In this very interconnected world, how the US (or any country) is perceived around the world matters – it matters for national strategy (which countries will ally with you and how loyal will they be?), for economic growth (will people desire your products and workers, invest in your country, and expect you to honor your trade deals?), and for security (how much do your enemies want to take you down?).
Results are just in on the latest PEW survey of views on America from around the world. In less than a year, those expressing “Favorable” views of the US have dropped from 64% to 49%. Even more striking, when asked whether they have confidence in the President of the US to do the right thing in international affairs, those saying they “have confidence” fell from 64% to 22%, while those saying they have ” no confidence” rocketed from 23% to 74%.
Trump’s “America first” foreign policy has thus greatly weakened favorable views of the US around the world. Only Israel (slightly), and Russia (significantly) have increased their confidence in the President of the US since Trump was elected; all other nations had moderate to very large negative changes.

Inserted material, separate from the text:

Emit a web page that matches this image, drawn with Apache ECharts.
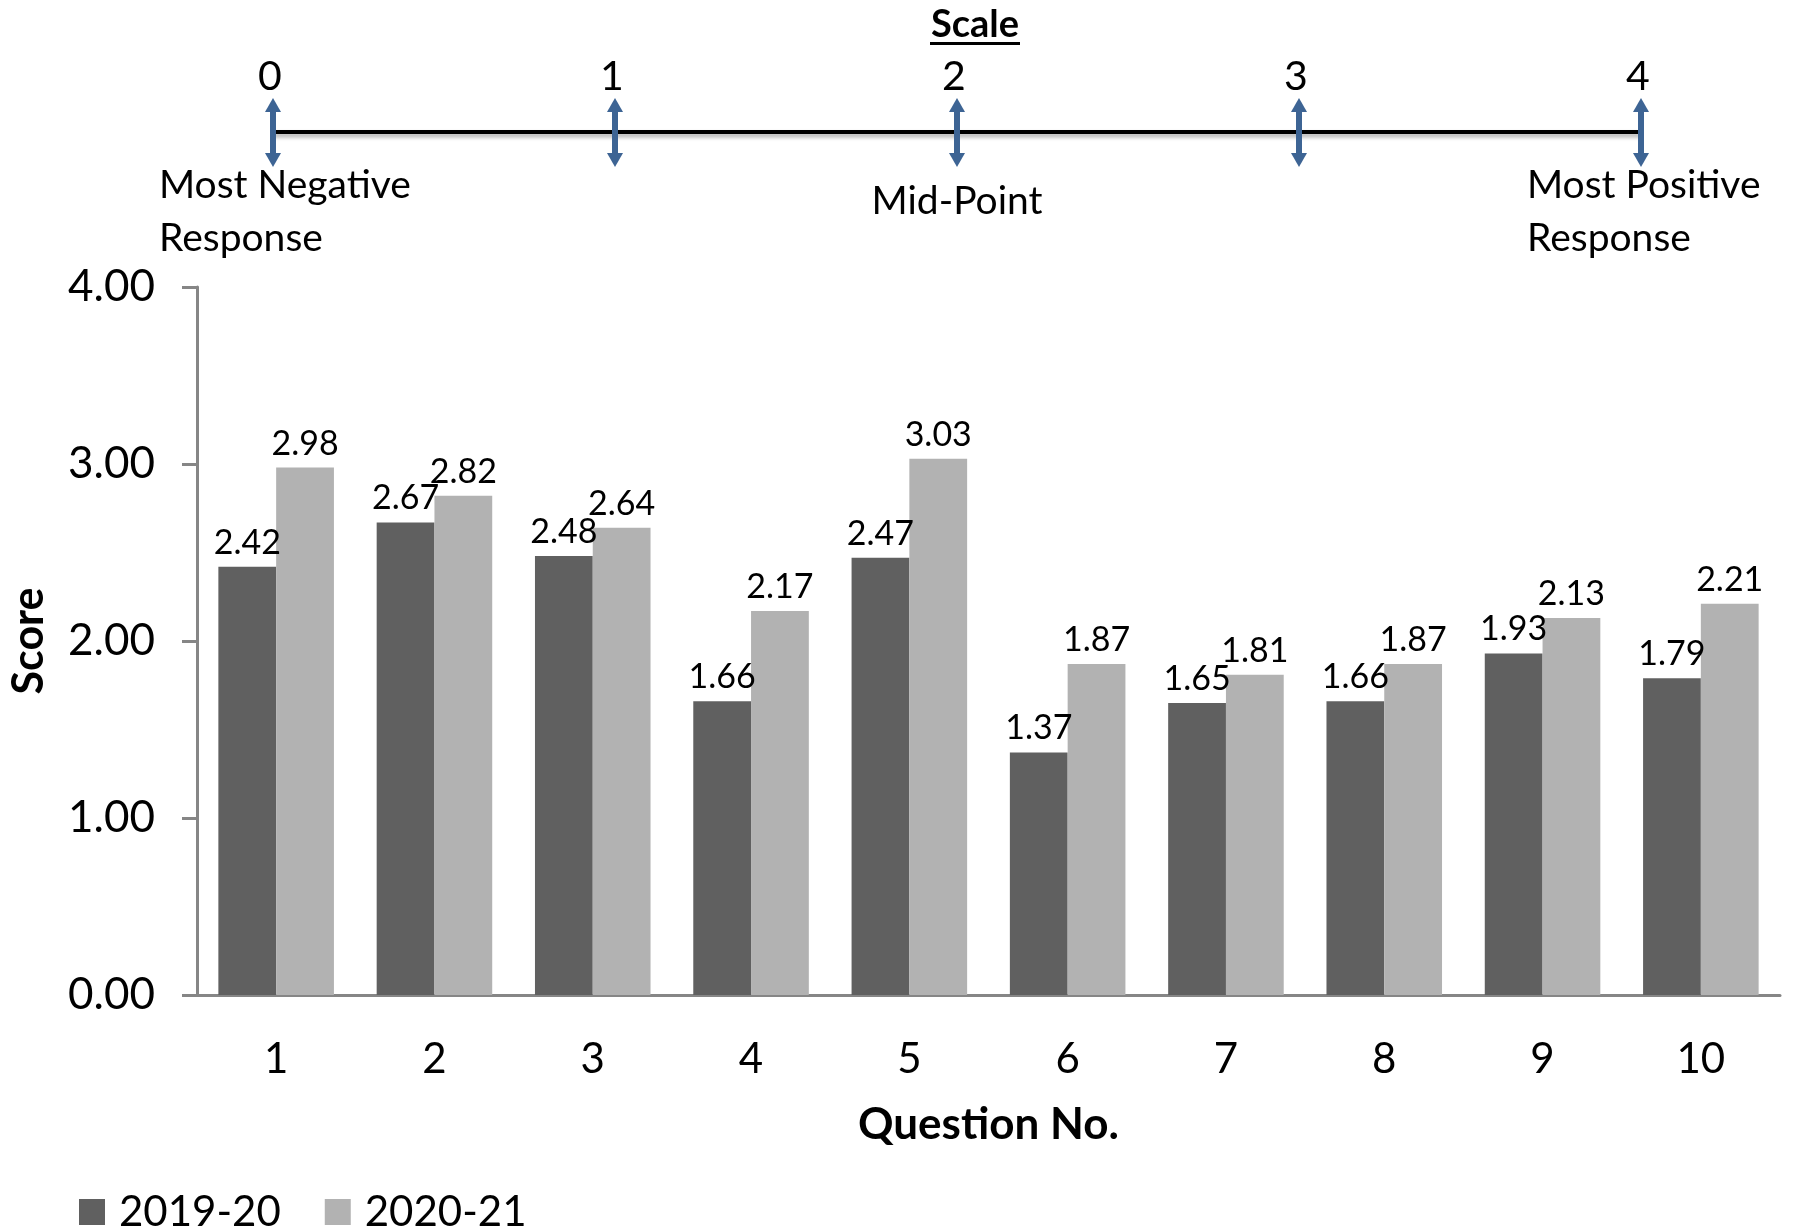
<!DOCTYPE html>
<html>
<head>
<meta charset="utf-8">
<script src="https://cdn.jsdelivr.net/npm/echarts@6/dist/echarts.min.js"></script>
<style>
html,body{margin:0;padding:0;background:#fff;}
#chart{width:1802px;height:1227px;}
</style>
</head>
<body>
<div id="chart"></div>
<script>
const categories = ['1','2','3','4','5','6','7','8','9','10'];
const values2019 = [2.42, 2.67, 2.48, 1.66, 2.47, 1.37, 1.65, 1.66, 1.93, 1.79];
const values2020 = [2.98, 2.82, 2.64, 2.17, 3.03, 1.87, 1.81, 1.87, 2.13, 2.21];
const seriesNames = ['2019-20', '2020-21'];
const yTicks = [0, 1, 2, 3, 4];
const scaleValues = [0, 1, 2, 3, 4];
const scaleNotes = ['Most Negative\nResponse', '', 'Mid-Point', '', 'Most Positive\nResponse'];

const FONT = 'Lato, "Open Sans", sans-serif';
const ARROW = '#3d6494';

const chart = echarts.init(document.getElementById('chart'), null, {renderer: 'canvas'});

const option = {
  backgroundColor: '#fff',
  animation: false,
  graphic: [{
    type: 'group', x: 975, y: 25,
    children: [
      {type: 'text', style: {text: 'Scale', x: 0, y: 0, align: 'center', verticalAlign: 'middle',
        font: 'bold 38px ' + FONT, fill: '#000'}},
      {type: 'rect', shape: {x: -45, y: 17, width: 90, height: 3}, style: {fill: '#000'}}
    ]
  }],
  legend: {
    left: 74, top: 1186, itemWidth: 26, itemHeight: 26, itemGap: 44,
    icon: 'rect',
    textStyle: {fontFamily: FONT, fontSize: 42, color: '#000', padding: [0, 0, 0, 9]},
    data: seriesNames
  },
  grid: [
    {left: 192, right: 22, top: 287, bottom: 232, containLabel: false},
    {left: 273, right: 161, top: 100, height: 64, containLabel: false}
  ],
  xAxis: [{
    type: 'category', gridIndex: 0, data: categories,
    axisLine: {show: true, lineStyle: {color: '#868686', width: 3}},
    axisTick: {show: false},
    axisLabel: {fontFamily: FONT, fontSize: 42, color: '#000', margin: 43},
    name: 'Question No.', nameLocation: 'middle', nameGap: 108,
    nameTextStyle: {fontFamily: FONT, fontSize: 44, fontWeight: 'bold', color: '#000'}
  }, {
    type: 'value', gridIndex: 1, min: scaleValues[0], max: scaleValues[scaleValues.length - 1],
    show: false
  }],
  yAxis: [{
    type: 'value', gridIndex: 0, min: yTicks[0], max: yTicks[yTicks.length - 1], interval: 1,
    axisLine: {show: true, lineStyle: {color: '#868686', width: 3}},
    axisTick: {show: true, length: 15, lineStyle: {color: '#868686', width: 3}},
    splitLine: {show: false},
    axisLabel: {fontFamily: FONT, fontSize: 44, color: '#000', margin: 42,
      formatter: v => v.toFixed(2)},
    name: 'Score', nameLocation: 'middle', nameGap: 146, nameRotate: 90,
    nameTextStyle: {fontFamily: FONT, fontSize: 43, fontWeight: 'bold', color: '#000'}
  }, {
    type: 'value', gridIndex: 1, min: -1, max: 1, show: false
  }],
  series: [
    {
      name: seriesNames[0], type: 'bar', xAxisIndex: 0, yAxisIndex: 0,
      data: values2019, barGap: '0%', barCategoryGap: '27%',
      itemStyle: {color: '#606060'},
      label: {show: true, position: 'top', distance: 7, fontFamily: FONT, fontSize: 34, color: '#000',
        formatter: p => p.value.toFixed(2)}
    },
    {
      name: seriesNames[1], type: 'bar', xAxisIndex: 0, yAxisIndex: 0,
      data: values2020, barGap: '0%', barCategoryGap: '27%',
      itemStyle: {color: '#b2b2b2'},
      label: {show: true, position: 'top', distance: 7, fontFamily: FONT, fontSize: 34, color: '#000',
        formatter: p => p.value.toFixed(2)}
    },
    {
      type: 'line', xAxisIndex: 1, yAxisIndex: 1, silent: true, symbol: 'none',
      data: [[scaleValues[0], 0], [scaleValues[scaleValues.length - 1], 0]],
      lineStyle: {color: '#000', width: 4, shadowBlur: 4, shadowColor: 'rgba(0,0,0,0.35)', shadowOffsetY: 3},
      z: 3
    },
    {
      type: 'custom', xAxisIndex: 1, yAxisIndex: 1, silent: true, z: 4,
      data: scaleValues.map((v, i) => [v, 0, i]),
      renderItem: function (params, api) {
        const p = api.coord([api.value(0), 0]);
        const x = p[0], y = p[1];
        const i = api.value(2);
        const note = scaleNotes[i];
        const children = [
          {type: 'rect', shape: {x: x - 3, y: y - 24, width: 6, height: 48}, style: {fill: ARROW}},
          {type: 'polygon', shape: {points: [[x, y - 34], [x - 8, y - 20], [x + 8, y - 20]]}, style: {fill: ARROW}},
          {type: 'polygon', shape: {points: [[x, y + 35], [x - 8, y + 21], [x + 8, y + 21]]}, style: {fill: ARROW}},
          {type: 'text', style: {text: String(scaleValues[i]), x: x - 3, y: y - 55, align: 'center',
            verticalAlign: 'middle', font: '41px ' + FONT, fill: '#000'}}
        ];
        if (note) {
          if (note.indexOf('\n') >= 0) {
            children.push({type: 'text', style: {text: note, x: x - 114, y: y + 27, align: 'left',
              verticalAlign: 'top', font: '39px ' + FONT, lineHeight: 53, fill: '#000'}});
          } else {
            children.push({type: 'text', style: {text: note, x: x, y: y + 69, align: 'center',
              verticalAlign: 'middle', font: '39px ' + FONT, fill: '#000'}});
          }
        }
        return {type: 'group', children: children};
      }
    }
  ]
};
chart.setOption(option);
</script>
</body>
</html>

How will this affect the US’s foreign policy? It is hard to tell exactly what Trump’s foreign policy goals are, as he has laid out no strategic vision. He seems willing to retreat from influence in Europe and China and make concessions to Russia, wants to wall off Latin America from the US with a renewal of sanctions on Cuba and erecting a wall at the Mexican border, is hostile (but ineffectually) to Iran and North Korea, and is only interested in close partnerships with Israel or countries with Trump hotels (Turkey, the Philippines, the Persian Gulf states). He seems willing to escalate the US military role in Syria and Afghanistan, but to what end is not clear.
Trump seemed to promise his supporters the US would be stronger, less burdened, and more secure in the world. In fact, so far his policies have made the US look weaker, less popular, and more confused.